» GOAL: Omit all images. Transcribe the rest of the material below exactly.

» ENTRIES PROVIDED:
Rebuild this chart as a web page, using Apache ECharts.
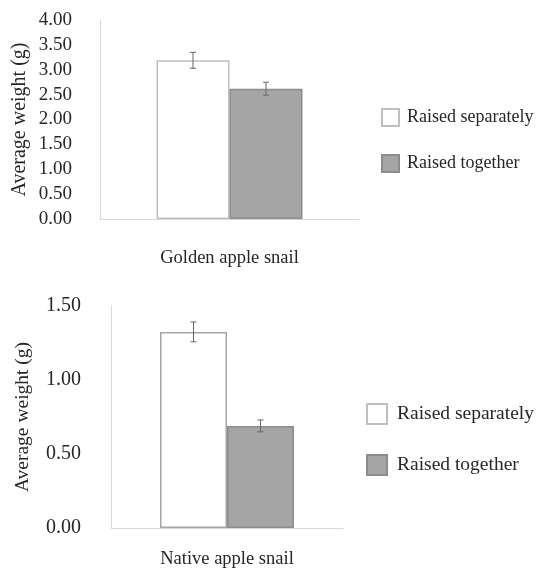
<!DOCTYPE html>
<html><head><meta charset="utf-8">
<script src="https://cdn.jsdelivr.net/npm/echarts@6/dist/echarts.min.js"></script>
<style>html,body{margin:0;padding:0;background:#fff}#c{width:539px;height:574px}</style>
</head><body><div id="c"></div>
<script>
const seriesNames = ['Raised separately', 'Raised together'];
const topCategory = ['Golden apple snail'];
const topSeparately = [3.19];
const topTogether = [2.62];
const topErr = [0.16, 0.13];
const bottomCategory = ['Native apple snail'];
const bottomSeparately = [1.325];
const bottomTogether = [0.69];
const bottomErr = [0.067, 0.04];
const topTicks = {min: 0, max: 4, interval: 0.5};
const bottomTicks = {min: 0, max: 1.5, interval: 0.5};

const FONT = '"Liberation Serif", "Times New Roman", serif';
const TXT = '#262626';
const AX = '#d9d9d9';
const topBarW = 73, botBarW = 67;

function errSeries(xi, yi, vals, errs, bw, color) {
  const data = vals.map((v, i) => [0, v, errs[i], i]);
  return {
    type: 'custom', xAxisIndex: xi, yAxisIndex: yi, z: 10, silent: true,
    data: data,
    renderItem: function (params, api) {
      const v = api.value(1), e = api.value(2), k = api.value(3);
      const c = api.coord([api.value(0), v]);
      const hi = api.coord([api.value(0), v + e]);
      const lo = api.coord([api.value(0), v - e]);
      const x = c[0] + (k === 0 ? -bw / 2 : bw / 2);
      const cap = 3;
      const st = {stroke: color, lineWidth: 1};
      return {type: 'group', children: [
        {type: 'line', shape: {x1: x, y1: hi[1], x2: x, y2: lo[1]}, style: st},
        {type: 'line', shape: {x1: x - cap, y1: hi[1], x2: x + cap, y2: hi[1]}, style: st},
        {type: 'line', shape: {x1: x - cap, y1: lo[1], x2: x + cap, y2: lo[1]}, style: st}
      ]};
    }
  };
}

const chart = echarts.init(document.getElementById('c'));
chart.setOption({
  animation: false,
  backgroundColor: '#fff',
  textStyle: {fontFamily: FONT, color: TXT},
  grid: [
    {left: 100, top: 20, width: 259, height: 199},
    {left: 111, top: 306, width: 232, height: 222}
  ],
  xAxis: [
    {type: 'category', gridIndex: 0, data: topCategory,
     axisLine: {lineStyle: {color: AX, width: 1}}, axisTick: {show: false},
     axisLabel: {fontFamily: FONT, fontSize: 18.5, color: TXT, margin: 30}},
    {type: 'category', gridIndex: 1, data: bottomCategory,
     axisLine: {lineStyle: {color: AX, width: 1}}, axisTick: {show: false},
     axisLabel: {fontFamily: FONT, fontSize: 18.5, color: TXT, margin: 22}}
  ],
  yAxis: [
    {type: 'value', gridIndex: 0, min: topTicks.min, max: topTicks.max, interval: topTicks.interval,
     name: 'Average weight (g)', nameLocation: 'middle', nameGap: 70, nameRotate: 90,
     nameTextStyle: {fontFamily: FONT, fontSize: 20, color: TXT},
     axisLine: {show: true, lineStyle: {color: AX, width: 1}}, axisTick: {show: false},
     splitLine: {show: false},
     axisLabel: {fontFamily: FONT, fontSize: 19, color: TXT, margin: 28, formatter: v => v.toFixed(2)}},
    {type: 'value', gridIndex: 1, min: bottomTicks.min, max: bottomTicks.max, interval: bottomTicks.interval,
     name: 'Average weight (g)', nameLocation: 'middle', nameGap: 78, nameRotate: 90,
     nameTextStyle: {fontFamily: FONT, fontSize: 19.5, color: TXT},
     axisLine: {show: true, lineStyle: {color: AX, width: 1}}, axisTick: {show: false},
     splitLine: {show: false},
     axisLabel: {fontFamily: FONT, fontSize: 20, color: TXT, margin: 30, formatter: v => v.toFixed(2)}}
  ],
  legend: [
    {orient: 'vertical', left: 381, top: 108, padding: 0, itemWidth: 17, itemHeight: 17, itemGap: 27,
     icon: 'rect', data: seriesNames,
     textStyle: {fontFamily: FONT, fontSize: 18, color: TXT, padding: [0, 0, 0, 3]}},
    {orient: 'vertical', left: 366, top: 403, padding: 0, itemWidth: 20, itemHeight: 20, itemGap: 29,
     icon: 'rect', data: seriesNames,
     textStyle: {fontFamily: FONT, fontSize: 19.5, color: TXT, padding: [0, 0, 0, 5]}}
  ],
  series: [
    {name: seriesNames[0], type: 'bar', xAxisIndex: 0, yAxisIndex: 0, data: topSeparately,
     barWidth: topBarW, barGap: '0%',
     itemStyle: {color: '#ffffff', borderColor: '#bfbfbf', borderWidth: 1.5}},
    {name: seriesNames[1], type: 'bar', xAxisIndex: 0, yAxisIndex: 0, data: topTogether,
     barWidth: topBarW, barGap: '0%',
     itemStyle: {color: '#a5a5a5', borderColor: '#8c8c8c', borderWidth: 1.5}},
    {name: seriesNames[0], type: 'bar', xAxisIndex: 1, yAxisIndex: 1, data: bottomSeparately,
     barWidth: botBarW, barGap: '0%',
     itemStyle: {color: '#ffffff', borderColor: '#a6a6a6', borderWidth: 1.5}},
    {name: seriesNames[1], type: 'bar', xAxisIndex: 1, yAxisIndex: 1, data: bottomTogether,
     barWidth: botBarW, barGap: '0%',
     itemStyle: {color: '#a5a5a5', borderColor: '#8c8c8c', borderWidth: 1.5}},
    errSeries(0, 0, [topSeparately[0], topTogether[0]], topErr, topBarW, '#666666'),
    errSeries(1, 1, [bottomSeparately[0], bottomTogether[0]], bottomErr, botBarW, '#666666')
  ]
});
</script></body></html>
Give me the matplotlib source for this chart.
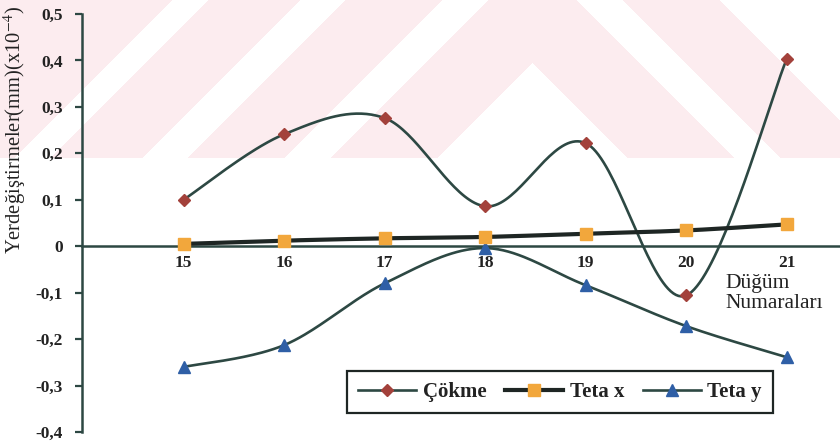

» RESPONSE:
Rebuild this chart as a web page, using Apache ECharts.
<!DOCTYPE html>
<html><head><meta charset="utf-8">
<script src="https://cdn.jsdelivr.net/npm/echarts@6/dist/echarts.min.js"></script>
<style>html,body{margin:0;padding:0;background:#fff}#c{width:539px;height:574px}</style>
</head><body><div id="c"></div>
<script>
const seriesNames = ['Raised separately', 'Raised together'];
const topCategory = ['Golden apple snail'];
const topSeparately = [3.19];
const topTogether = [2.62];
const topErr = [0.16, 0.13];
const bottomCategory = ['Native apple snail'];
const bottomSeparately = [1.325];
const bottomTogether = [0.69];
const bottomErr = [0.067, 0.04];
const topTicks = {min: 0, max: 4, interval: 0.5};
const bottomTicks = {min: 0, max: 1.5, interval: 0.5};

const FONT = '"Liberation Serif", "Times New Roman", serif';
const TXT = '#262626';
const AX = '#d9d9d9';
const topBarW = 73, botBarW = 67;

function errSeries(xi, yi, vals, errs, bw, color) {
  const data = vals.map((v, i) => [0, v, errs[i], i]);
  return {
    type: 'custom', xAxisIndex: xi, yAxisIndex: yi, z: 10, silent: true,
    data: data,
    renderItem: function (params, api) {
      const v = api.value(1), e = api.value(2), k = api.value(3);
      const c = api.coord([api.value(0), v]);
      const hi = api.coord([api.value(0), v + e]);
      const lo = api.coord([api.value(0), v - e]);
      const x = c[0] + (k === 0 ? -bw / 2 : bw / 2);
      const cap = 3;
      const st = {stroke: color, lineWidth: 1};
      return {type: 'group', children: [
        {type: 'line', shape: {x1: x, y1: hi[1], x2: x, y2: lo[1]}, style: st},
        {type: 'line', shape: {x1: x - cap, y1: hi[1], x2: x + cap, y2: hi[1]}, style: st},
        {type: 'line', shape: {x1: x - cap, y1: lo[1], x2: x + cap, y2: lo[1]}, style: st}
      ]};
    }
  };
}

const chart = echarts.init(document.getElementById('c'));
chart.setOption({
  animation: false,
  backgroundColor: '#fff',
  textStyle: {fontFamily: FONT, color: TXT},
  grid: [
    {left: 100, top: 20, width: 259, height: 199},
    {left: 111, top: 306, width: 232, height: 222}
  ],
  xAxis: [
    {type: 'category', gridIndex: 0, data: topCategory,
     axisLine: {lineStyle: {color: AX, width: 1}}, axisTick: {show: false},
     axisLabel: {fontFamily: FONT, fontSize: 18.5, color: TXT, margin: 30}},
    {type: 'category', gridIndex: 1, data: bottomCategory,
     axisLine: {lineStyle: {color: AX, width: 1}}, axisTick: {show: false},
     axisLabel: {fontFamily: FONT, fontSize: 18.5, color: TXT, margin: 22}}
  ],
  yAxis: [
    {type: 'value', gridIndex: 0, min: topTicks.min, max: topTicks.max, interval: topTicks.interval,
     name: 'Average weight (g)', nameLocation: 'middle', nameGap: 70, nameRotate: 90,
     nameTextStyle: {fontFamily: FONT, fontSize: 20, color: TXT},
     axisLine: {show: true, lineStyle: {color: AX, width: 1}}, axisTick: {show: false},
     splitLine: {show: false},
     axisLabel: {fontFamily: FONT, fontSize: 19, color: TXT, margin: 28, formatter: v => v.toFixed(2)}},
    {type: 'value', gridIndex: 1, min: bottomTicks.min, max: bottomTicks.max, interval: bottomTicks.interval,
     name: 'Average weight (g)', nameLocation: 'middle', nameGap: 78, nameRotate: 90,
     nameTextStyle: {fontFamily: FONT, fontSize: 19.5, color: TXT},
     axisLine: {show: true, lineStyle: {color: AX, width: 1}}, axisTick: {show: false},
     splitLine: {show: false},
     axisLabel: {fontFamily: FONT, fontSize: 20, color: TXT, margin: 30, formatter: v => v.toFixed(2)}}
  ],
  legend: [
    {orient: 'vertical', left: 381, top: 108, padding: 0, itemWidth: 17, itemHeight: 17, itemGap: 27,
     icon: 'rect', data: seriesNames,
     textStyle: {fontFamily: FONT, fontSize: 18, color: TXT, padding: [0, 0, 0, 3]}},
    {orient: 'vertical', left: 366, top: 403, padding: 0, itemWidth: 20, itemHeight: 20, itemGap: 29,
     icon: 'rect', data: seriesNames,
     textStyle: {fontFamily: FONT, fontSize: 19.5, color: TXT, padding: [0, 0, 0, 5]}}
  ],
  series: [
    {name: seriesNames[0], type: 'bar', xAxisIndex: 0, yAxisIndex: 0, data: topSeparately,
     barWidth: topBarW, barGap: '0%',
     itemStyle: {color: '#ffffff', borderColor: '#bfbfbf', borderWidth: 1.5}},
    {name: seriesNames[1], type: 'bar', xAxisIndex: 0, yAxisIndex: 0, data: topTogether,
     barWidth: topBarW, barGap: '0%',
     itemStyle: {color: '#a5a5a5', borderColor: '#8c8c8c', borderWidth: 1.5}},
    {name: seriesNames[0], type: 'bar', xAxisIndex: 1, yAxisIndex: 1, data: bottomSeparately,
     barWidth: botBarW, barGap: '0%',
     itemStyle: {color: '#ffffff', borderColor: '#a6a6a6', borderWidth: 1.5}},
    {name: seriesNames[1], type: 'bar', xAxisIndex: 1, yAxisIndex: 1, data: bottomTogether,
     barWidth: botBarW, barGap: '0%',
     itemStyle: {color: '#a5a5a5', borderColor: '#8c8c8c', borderWidth: 1.5}},
    errSeries(0, 0, [topSeparately[0], topTogether[0]], topErr, topBarW, '#666666'),
    errSeries(1, 1, [bottomSeparately[0], bottomTogether[0]], bottomErr, botBarW, '#666666')
  ]
});
</script></body></html>
Give me the matplotlib source for this chart.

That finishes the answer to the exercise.